Starch re‐crystallization kinetics as a function of various cations

Starch retrogradation is the main cause of quality deterioration in starch‐containing foods during storage. The current work investigates the effect of different cations on the retrogradation of corn starch and the potential of reducing starch retrogradation with the aim of preparing products with an extended shelf life. To gelatinize the starch, starch–water suspensions containing various chloride salts (LiCl, NaCl, KCl, MgCl 2 , CaCl 2 , and NH 4 Cl) were heated in a DSC, stored up to 504 h at 8°C, and reheated again.
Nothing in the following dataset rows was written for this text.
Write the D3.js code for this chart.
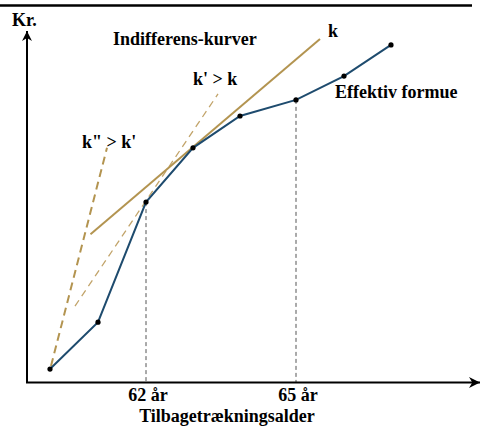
<!DOCTYPE html>
<html><head><meta charset="utf-8">
<script src="https://cdn.jsdelivr.net/npm/d3@7/dist/d3.min.js"></script>
<style>body{margin:0;background:#fff}svg{display:block}</style>
</head><body><svg id="c" width="481" height="432"></svg>
<script>
// Effektiv formue (age, kr index)
const ages = [60.08, 61.04, 62, 62.94, 63.88, 65, 65.96, 66.9];
const formue = [3.7, 17.1, 51.4, 66.9, 76.0, 80.6, 87.4, 96.3];
// Indifference curves (straight segments)
const kAges = [60.89, 65.48], kVals = [42.2, 98.0];
const k1Ages = [60.58, 63.44], k1Vals = [21.7, 82.3];
const k2Ages = [60.1, 61.22], k2Vals = [4.6, 66.9];
const tickAges = [62, 65];
const tickVals = [51.4, 80.6];
const tickLabels = ["62 år", "65 år"];

const svg = d3.select("#c");
const x = d3.scaleLinear().domain([62, 65]).range([146, 296]);
const y = d3.scaleLinear().domain([0, 100]).range([382, 32]);
const x0 = 27, xEnd = 480, yTop = 31;

svg.append("line").attr("x1",0).attr("x2",472).attr("y1",5.5).attr("y2",5.5).attr("stroke","#000").attr("stroke-width",2.5);

const defs = svg.append("defs");
defs.append("marker").attr("id","arr").attr("viewBox","0 0 10 10").attr("refX",10).attr("refY",5)
  .attr("markerWidth",5).attr("markerHeight",5).attr("orient","auto").attr("markerUnits","strokeWidth")
  .append("path").attr("d","M0,0 L10,5 L0,10 L3,5 Z").attr("fill","#000");

svg.selectAll("line.v").data(tickAges.map((a,i)=>({a, v: tickVals[i]})))
  .join("line").attr("class","v").attr("x1",d=>x(d.a)).attr("x2",d=>x(d.a)).attr("y1",d=>y(d.v)).attr("y2",382)
  .attr("stroke","#555").attr("stroke-width",1).attr("stroke-dasharray","4,3");

const line = d3.line().x(d=>x(d[0])).y(d=>y(d[1]));
const zip = (a,b)=>a.map((v,i)=>[v,b[i]]);

svg.append("path").attr("d",line(zip(k2Ages,k2Vals))).attr("fill","none").attr("stroke","#b39450").attr("stroke-width",2).attr("stroke-dasharray","8,5");
svg.append("path").attr("d",line(zip(k1Ages,k1Vals))).attr("fill","none").attr("stroke","#c2a46a").attr("stroke-width",1.3).attr("stroke-dasharray","7,5");
svg.append("path").attr("d",line(zip(kAges,kVals))).attr("fill","none").attr("stroke","#b39450").attr("stroke-width",2);

svg.append("path").attr("d",line(zip(ages,formue))).attr("fill","none").attr("stroke","#1e4b6e").attr("stroke-width",2);
svg.selectAll("circle").data(zip(ages,formue)).join("circle").attr("cx",d=>x(d[0])).attr("cy",d=>y(d[1])).attr("r",2.6).attr("fill","#000");

svg.append("line").attr("x1",x0).attr("x2",x0).attr("y1",383).attr("y2",yTop).attr("stroke","#000").attr("stroke-width",2).attr("marker-end","url(#arr)");
svg.append("line").attr("x1",x0-1).attr("x2",xEnd).attr("y1",382.5).attr("y2",382.5).attr("stroke","#000").attr("stroke-width",2.2).attr("marker-end","url(#arr)");

const fs = 18;
const T = (t,px,py,anchor)=>svg.append("text").attr("x",px).attr("y",py)
  .attr("font-family","'Liberation Serif', 'DejaVu Serif', serif").attr("font-weight","bold")
  .attr("font-size",fs).attr("fill","#000").attr("text-anchor",anchor||"start").text(t);
T("Kr.",12,25.5);
T("Indifferens-kurver",113,45);
T("k",328,37);
T("k' > k",193,85);
T("k\" > k'",82,148);
T("Effektiv formue",335,98);
tickAges.forEach((a,i)=>T(tickLabels[i], x(a)+2, 400.5, "middle"));
T("Tilbagetrækningsalder",227,422,"middle");
</script></body></html>
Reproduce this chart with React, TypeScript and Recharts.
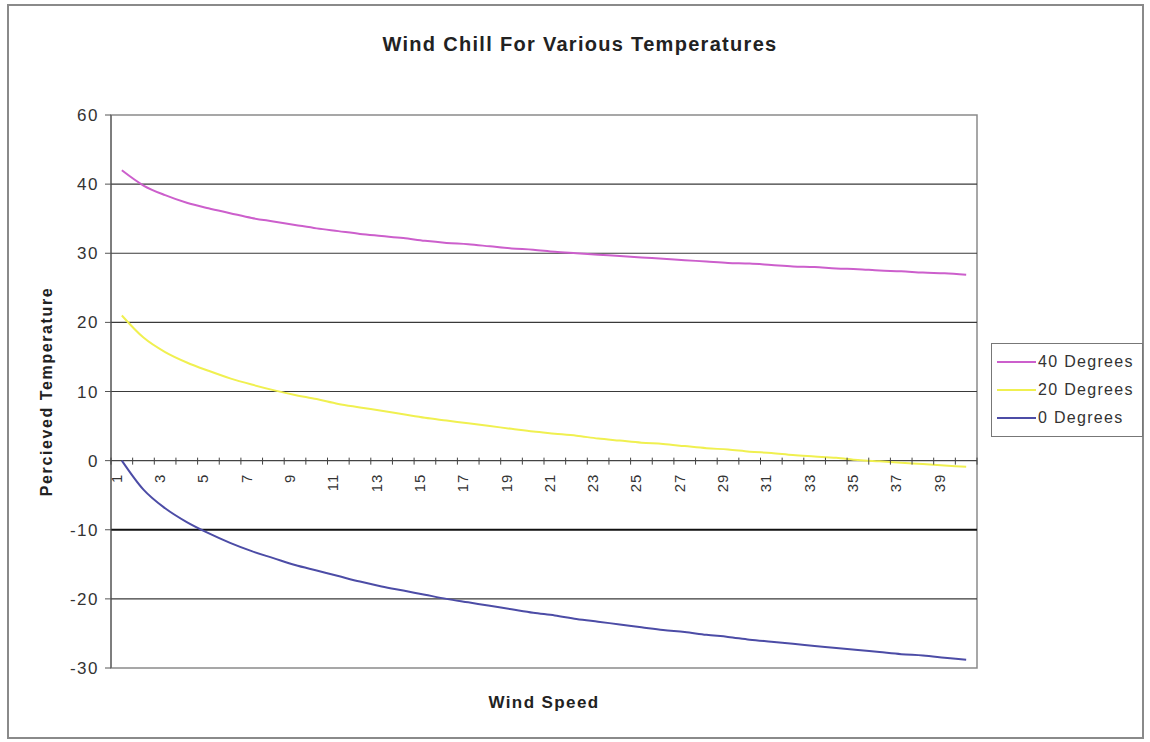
import React from 'react';
import {
  LineChart,
  Line,
  XAxis,
  YAxis,
  Legend,
  ReferenceLine,
  ReferenceDot,
  ReferenceArea,
} from 'recharts';

const windSpeeds = [
  1, 2, 3, 4, 5, 6, 7, 8, 9, 10, 11, 12, 13, 14, 15, 16, 17, 18, 19, 20,
  21, 22, 23, 24, 25, 26, 27, 28, 29, 30, 31, 32, 33, 34, 35, 36, 37, 38, 39, 40,
];

const deg40 = [
  42.0, 39.8, 38.4, 37.3, 36.5, 35.8, 35.1, 34.6, 34.1, 33.6,
  33.2, 32.8, 32.5, 32.2, 31.8, 31.5, 31.3, 31.0, 30.7, 30.5,
  30.2, 30.0, 29.8, 29.6, 29.4, 29.2, 29.0, 28.8, 28.6, 28.5,
  28.3, 28.1, 28.0, 27.8, 27.7, 27.5, 27.4, 27.2, 27.1, 26.9,
];

const deg20 = [
  21.0, 17.8, 15.7, 14.2, 13.0, 11.9, 11.0, 10.2, 9.5, 8.9,
  8.2, 7.7, 7.2, 6.7, 6.2, 5.8, 5.4, 5.0, 4.6, 4.2,
  3.9, 3.6, 3.2, 2.9, 2.6, 2.4, 2.1, 1.8, 1.6, 1.3,
  1.1, 0.8, 0.6, 0.4, 0.1, -0.1, -0.3, -0.5, -0.7, -0.9,
];

const deg0 = [
  0.0, -4.2, -6.9, -8.9, -10.5, -11.9, -13.1, -14.1, -15.1, -15.9,
  -16.7, -17.5, -18.2, -18.8, -19.4, -20.0, -20.5, -21.0, -21.5, -22.0,
  -22.4, -22.9, -23.3, -23.7, -24.1, -24.5, -24.8, -25.2, -25.5, -25.9,
  -26.2, -26.5, -26.8, -27.1, -27.4, -27.7, -28.0, -28.2, -28.5, -28.8,
];

const seriesNames = ['40 Degrees', '20 Degrees', '0 Degrees'];
const seriesKeys = ['d40', 'd20', 'd0'];
const seriesColors = ['#cc5fcc', '#f0f050', '#4c4ca6'];

const yTickValues = [-30, -20, -10, 0, 10, 20, 30, 40, 50];
const yTickLabels = ['-30', '-20', '-10', '0', '10', '20', '30', '40', '60'];
const gridValues = [40, 30, 20, 10, -10, -20];
const xLabelSpeeds = [1, 3, 5, 7, 9, 11, 13, 15, 17, 19, 21, 23, 25, 27, 29, 31, 33, 35, 37, 39];
const xBoundaries = [
  0.5, 1.5, 2.5, 3.5, 4.5, 5.5, 6.5, 7.5, 8.5, 9.5, 10.5, 11.5, 12.5, 13.5, 14.5, 15.5, 16.5,
  17.5, 18.5, 19.5, 20.5, 21.5, 22.5, 23.5, 24.5, 25.5, 26.5, 27.5, 28.5, 29.5, 30.5, 31.5,
  32.5, 33.5, 34.5, 35.5, 36.5, 37.5, 38.5, 39.5, 40.5,
];

const FONT = '"Liberation Sans", Arial, sans-serif';

const data = windSpeeds.map((w, i) => ({ speed: w, d40: deg40[i], d20: deg20[i], d0: deg0[i] }));

const TickMark = (props: any) => {
  const { cx, cy } = props;
  return <line x1={cx} x2={cx} y1={cy - 3} y2={cy + 4} stroke="#444" strokeWidth={1} />;
};

const makeTickLabel = (label: string) => (props: any) => {
  const { cx, cy } = props;
  const y = cy + 13;
  return (
    <text
      x={cx}
      y={y}
      transform={`rotate(-90, ${cx}, ${y})`}
      textAnchor="end"
      fontFamily={FONT}
      fontSize={15}
      fill="#333"
      letterSpacing={1}
    >
      {label}
    </text>
  );
};

const renderLegend = (props: any) => {
  const payload = props.payload || [];
  const ordered = seriesNames
    .map((n) => payload.find((p: any) => p.value === n))
    .filter(Boolean);
  return (
    <div
      style={{
        border: '1.5px solid #777',
        padding: '4px 4px 4px 5px',
        background: '#fff',
        boxSizing: 'border-box',
        width: 152,
        height: 94,
      }}
    >
      {ordered.map((entry: any) => (
        <div key={entry.value} style={{ display: 'flex', alignItems: 'center', height: 28 }}>
          <span
            style={{
              display: 'inline-block',
              width: 39,
              height: 2,
              background: entry.color,
              marginRight: 2,
            }}
          />
          <span style={{ fontSize: 16, color: '#333', fontFamily: FONT, letterSpacing: 1.3 }}>
            {entry.value}
          </span>
        </div>
      ))}
    </div>
  );
};

export default function App() {
  return (
    <div style={{ position: 'absolute', left: 0, top: 0, width: 1150, height: 742, background: '#fff' }}>
      <div
        style={{
          position: 'absolute',
          left: 7,
          top: 4,
          width: 1133,
          height: 731,
          border: '2px solid #8a8a8a',
        }}
      />
      <div
        style={{
          position: 'absolute',
          left: 0,
          top: 33,
          width: 1160,
          textAlign: 'center',
          fontWeight: 'bold',
          fontSize: 20,
          fontFamily: FONT,
          color: '#222',
          letterSpacing: 1.3,
        }}
      >
        Wind Chill For Various Temperatures
      </div>
      <div style={{ position: 'absolute', left: 0, top: 0 }}>
        <LineChart
          width={1150}
          height={742}
          data={data}
          margin={{ top: 115, right: 173, bottom: 0, left: 51 }}
        >
          <XAxis
            dataKey="speed"
            type="number"
            domain={[0.5, 40.5]}
            tick={false}
            tickLine={false}
            axisLine={false}
            height={74}
            label={{
              value: 'Wind Speed',
              position: 'center',
              dy: -3,
              style: { fontFamily: FONT, fontWeight: 'bold', fontSize: 17, fill: '#222', letterSpacing: 1.4 },
            }}
          />
          <YAxis
            type="number"
            domain={[-30, 50]}
            ticks={yTickValues}
            interval={0}
            tickFormatter={(v: number, i: number) => yTickLabels[i]}
            width={60}
            tickSize={6}
            tickMargin={6}
            stroke="#555"
            tick={{ fontFamily: FONT, fontSize: 17, fill: '#333', letterSpacing: 1.5 }}
            label={{
              value: 'Percieved Temperature',
              angle: -90,
              position: 'insideLeft',
              offset: -5,
              style: { textAnchor: 'middle', fontFamily: FONT, fontWeight: 'bold', fontSize: 16, fill: '#222', letterSpacing: 1.6 },
            }}
          />
          <ReferenceArea x1={0.5} x2={40.5} y1={-30} y2={50} fill="none" stroke="#8a8a8a" strokeWidth={1.5} />
          {gridValues.map((g) => (
            <ReferenceLine key={g} y={g} stroke={g === -10 ? '#111' : '#3a3a3a'} strokeWidth={g === -10 ? 2 : 1.2} />
          ))}
          <ReferenceLine y={0} stroke="#444" strokeWidth={1.2} />
          {xBoundaries.map((b) => (
            <ReferenceDot key={'t' + b} x={b} y={0} r={0} shape={TickMark} />
          ))}
          {xLabelSpeeds.map((s) => (
            <ReferenceDot key={'l' + s} x={s} y={0} r={0} shape={makeTickLabel(String(s))} />
          ))}
          {seriesKeys.map((k, i) => (
            <Line
              key={k}
              type="monotone"
              dataKey={k}
              name={seriesNames[i]}
              stroke={seriesColors[i]}
              strokeWidth={2}
              dot={false}
              isAnimationActive={false}
            />
          ))}
          <Legend
            layout="vertical"
            align="center"
            verticalAlign="middle"
            content={renderLegend}
            wrapperStyle={{ left: 991, top: 343, width: 152, height: 94 }}
          />
        </LineChart>
      </div>
    </div>
  );
}
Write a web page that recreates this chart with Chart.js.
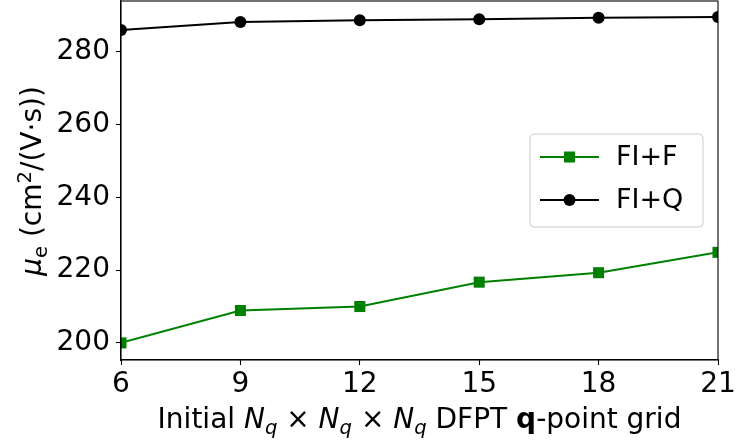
<!DOCTYPE html>
<html>
<head>
<meta charset="utf-8">
<script src="https://cdn.jsdelivr.net/npm/chart.js@4"></script>
<style>
  html, body { margin: 0; padding: 0; background: #fff; }
  #wrap { width: 738px; height: 444px; }
</style>
</head>
<body>
<div id="wrap"><canvas id="mobility"></canvas></div>
<script>
// q-point grid sizes and mobilities
const gridSizes = [6, 9, 12, 15, 18, 21];
const fiF = [200.0, 208.9, 210.0, 216.7, 219.3, 224.9];
const fiQ = [286.0, 288.2, 288.7, 289.0, 289.4, 289.6];
const yTicks = [200, 220, 240, 260, 280];
const xTicks = [6, 9, 12, 15, 18, 21];

const FONT = "'DejaVu Sans', sans-serif";
const pairs = (ys) => gridSizes.map((x, i) => ({ x: x, y: ys[i] }));

// draw a line of text made of styled pieces
function richText(ctx, parts, size) {
  let w = 0;
  parts.forEach(p => {
    const s = p.sub || p.sup ? size * 0.7 : size;
    ctx.font = (p.italic ? "italic " : "") + (p.bold ? "bold " : "") + s + "px " + FONT;
    p.w = ctx.measureText(p.t).width;
    p.s = s;
    w += p.w;
  });
  return w;
}
function drawRich(ctx, parts, size, x, y) {
  const w = richText(ctx, parts, size);
  let cx = x - w / 2;
  parts.forEach(p => {
    ctx.font = (p.italic ? "italic " : "") + (p.bold ? "bold " : "") + p.s + "px " + FONT;
    let dy = 0;
    if (p.sub) dy = size * 0.22;
    if (p.sup) dy = -size * 0.36;
    ctx.fillText(p.t, cx, y + dy);
    cx += p.w;
  });
}

const xTitle = [
  { t: "Initial " }, { t: "N", italic: true }, { t: "q", italic: true, sub: true },
  { t: " × " }, { t: "N", italic: true }, { t: "q", italic: true, sub: true },
  { t: " × " }, { t: "N", italic: true }, { t: "q", italic: true, sub: true },
  { t: " DFPT " }, { t: "q", bold: true }, { t: "-point grid" }
];
const yTitle = [
  { t: "μ", italic: true }, { t: "e", sub: true },
  { t: " (cm" }, { t: "2", sup: true }, { t: "/(V·s))" }
];

const decor = {
  id: "decor",
  afterDraw(chart) {
    const ctx = chart.ctx;
    const a = chart.chartArea;
    ctx.save();
    // frame
    ctx.strokeStyle = "#000";
    ctx.lineWidth = 1.1;
    ctx.strokeRect(a.left, a.top, a.right - a.left, a.bottom - a.top);

    // axis titles
    ctx.fillStyle = "#000";
    ctx.textBaseline = "alphabetic";
    drawRich(ctx, xTitle, 28, (a.left + a.right) / 2, 428);
    ctx.save();
    ctx.translate(41, 181);
    ctx.rotate(-Math.PI / 2);
    drawRich(ctx, yTitle, 28, 0, 0);
    ctx.restore();

    // legend
    const bx = 530, by = 134, bw = 173, bh = 93, r = 4;
    ctx.beginPath();
    ctx.moveTo(bx + r, by);
    ctx.arcTo(bx + bw, by, bx + bw, by + bh, r);
    ctx.arcTo(bx + bw, by + bh, bx, by + bh, r);
    ctx.arcTo(bx, by + bh, bx, by, r);
    ctx.arcTo(bx, by, bx + bw, by, r);
    ctx.closePath();
    ctx.fillStyle = "rgba(255,255,255,0.8)";
    ctx.fill();
    ctx.strokeStyle = "#cccccc";
    ctx.lineWidth = 1;
    ctx.stroke();

    const rows = [157, 200];
    chart.data.datasets.forEach((ds, i) => {
      const y = rows[i];
      ctx.strokeStyle = ds.borderColor;
      ctx.lineWidth = 2;
      ctx.beginPath();
      ctx.moveTo(540, y);
      ctx.lineTo(599, y);
      ctx.stroke();
      ctx.fillStyle = ds.borderColor;
      if (ds.pointStyle === "rect") {
        ctx.fillRect(569.5 - 5.5, y - 5.5, 11, 11);
      } else {
        ctx.beginPath();
        ctx.arc(569.5, y, 6, 0, Math.PI * 2);
        ctx.fill();
      }
      ctx.fillStyle = "#000";
      ctx.font = "27px " + FONT;
      ctx.textBaseline = "middle";
      ctx.fillText(ds.label, 616, y + 1);
    });
    ctx.restore();
  }
};

new Chart(document.getElementById("mobility"), {
  type: "line",
  data: {
    datasets: [
      {
        label: "FI+F",
        data: pairs(fiF),
        borderColor: "#008000",
        backgroundColor: "#008000",
        borderWidth: 2,
        pointStyle: "rect",
        pointRadius: 7.8,
        pointBorderWidth: 0,
        clip: 0
      },
      {
        label: "FI+Q",
        data: pairs(fiQ),
        borderColor: "#000000",
        backgroundColor: "#000000",
        borderWidth: 2,
        pointStyle: "circle",
        pointRadius: 6,
        pointBorderWidth: 0,
        clip: 0
      }
    ]
  },
  options: {
    responsive: true,
    maintainAspectRatio: false,
    animation: false,
    layout: { autoPadding: false, padding: { left: 0, top: 1, right: 20, bottom: 0 } },
    plugins: { legend: { display: false }, tooltip: { enabled: false } },
    scales: {
      x: {
        type: "linear",
        min: 6,
        max: 21,
        afterBuildTicks: (axis) => { axis.ticks = xTicks.map(v => ({ value: v })); },
        afterFit: (axis) => { axis.height = 84; axis.paddingLeft = 0; axis.paddingRight = 0; },
        grid: { drawOnChartArea: false, tickLength: 5, color: "#000", tickWidth: 1.1 },
        border: { color: "#000", width: 1.1 },
        ticks: { color: "#000", padding: 3, maxRotation: 0, font: { family: FONT, size: 28 } }
      },
      y: {
        min: 195.3,
        max: 294,
        afterBuildTicks: (axis) => { axis.ticks = yTicks.map(v => ({ value: v })); },
        afterFit: (axis) => { axis.width = 121; axis.paddingTop = 0; axis.paddingBottom = 0; },
        grid: { drawOnChartArea: false, tickLength: 5, color: "#000", tickWidth: 1.1 },
        border: { color: "#000", width: 1.1 },
        ticks: { color: "#000", padding: 6, font: { family: FONT, size: 28 } }
      }
    }
  },
  plugins: [decor]
});
</script>
</body>
</html>
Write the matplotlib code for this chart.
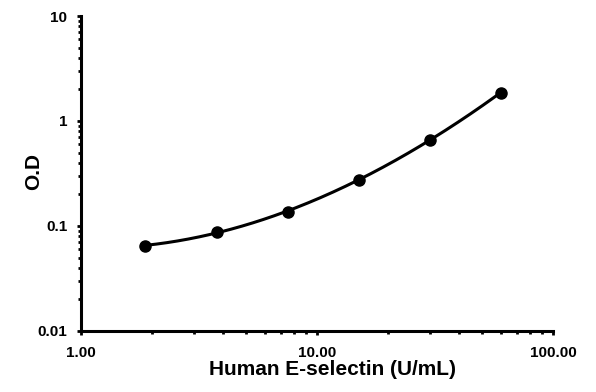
import numpy as np
import matplotlib
matplotlib.use("Agg")
import matplotlib.pyplot as plt
from matplotlib.ticker import FixedLocator, FixedFormatter, LogLocator, NullFormatter

# --- data ---
conc = [1.875, 3.75, 7.5, 15, 30, 60]
od = [0.065, 0.087, 0.137, 0.275, 0.66, 1.86]

x_ticks = [1, 10, 100]
x_tick_labels = ["1.00", "10.00", "100.00"]
y_ticks = [0.01, 0.1, 1, 10]
y_tick_labels = ["0.01", "0.1", "1", "10"]

plt.rcParams['font.family'] = ['Liberation Sans', 'DejaVu Sans']
plt.rcParams['font.weight'] = 'bold'

fig = plt.figure(figsize=(5.96, 3.92), dpi=100)
ax = fig.add_axes([0.136, 0.156, 0.792, 0.803])

# smooth curve through the points (cubic fit in log-log space)
lx = np.log10(conc)
ly = np.log10(od)
coef = np.polyfit(lx, ly, 3)
xs = np.linspace(lx[0], lx[-1], 200)
ax.plot(10 ** xs, 10 ** np.polyval(coef, xs), color='black', lw=2.2)
ax.plot(conc, od, 'o', color='black', ms=8)

ax.set_xscale('log')
ax.set_yscale('log')
ax.set_xlim(1, 100)
ax.set_ylim(0.01, 10)

ax.xaxis.set_major_locator(FixedLocator(x_ticks))
ax.xaxis.set_major_formatter(FixedFormatter(x_tick_labels))
ax.yaxis.set_major_locator(FixedLocator(y_ticks))
ax.yaxis.set_major_formatter(FixedFormatter(y_tick_labels))
ax.xaxis.set_minor_locator(LogLocator(base=10, subs=np.arange(2, 10)))
ax.yaxis.set_minor_locator(LogLocator(base=10, subs=np.arange(2, 10)))
ax.xaxis.set_minor_formatter(NullFormatter())
ax.yaxis.set_minor_formatter(NullFormatter())

for s in ['top', 'right']:
    ax.spines[s].set_visible(False)
for s in ['left', 'bottom']:
    ax.spines[s].set_linewidth(2.2)

ax.tick_params(which='major', direction='out', length=3, width=2, labelsize=11)
ax.tick_params(axis='x', which='major', pad=8)
ax.tick_params(axis='y', which='major', pad=7)
ax.tick_params(which='minor', direction='out', length=2, width=2)

ax.set_xlabel("Human E-selectin (U/mL)", fontsize=15, fontweight='bold')
ax.set_ylabel("O.D", fontsize=15, fontweight='bold')
ax.xaxis.set_label_coords(0.532, -0.092)
ax.yaxis.set_label_coords(-0.08, 0.507)

fig.savefig("out.png", dpi=100)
Analysis of gelatinization behavior for each salt type indicates a relationship to the a W ‐value of the starch–water system. The degree of re‐crystallization was calculated using the Avrami equation, and indicates that the starch re‐crystallization rate ( k ) is significantly ( p  < 0.01) reduced with the addition of a cation, unlike the reference (starch–water systems without salt). Further, bivalent cations such as Ca 2+ , Mg 2+ decreased the starch re‐crystallization rate ( k ) more than univalent cations (Li + , NH   4 + , Na + , and K + ). This result may be based on the theory that high cations with higher charge densities show greater hydration, and, therefore, lower a W ‐values, than cations with lower charge densities. The results illustrate important results for predicting starch quality change when using sodium replacements.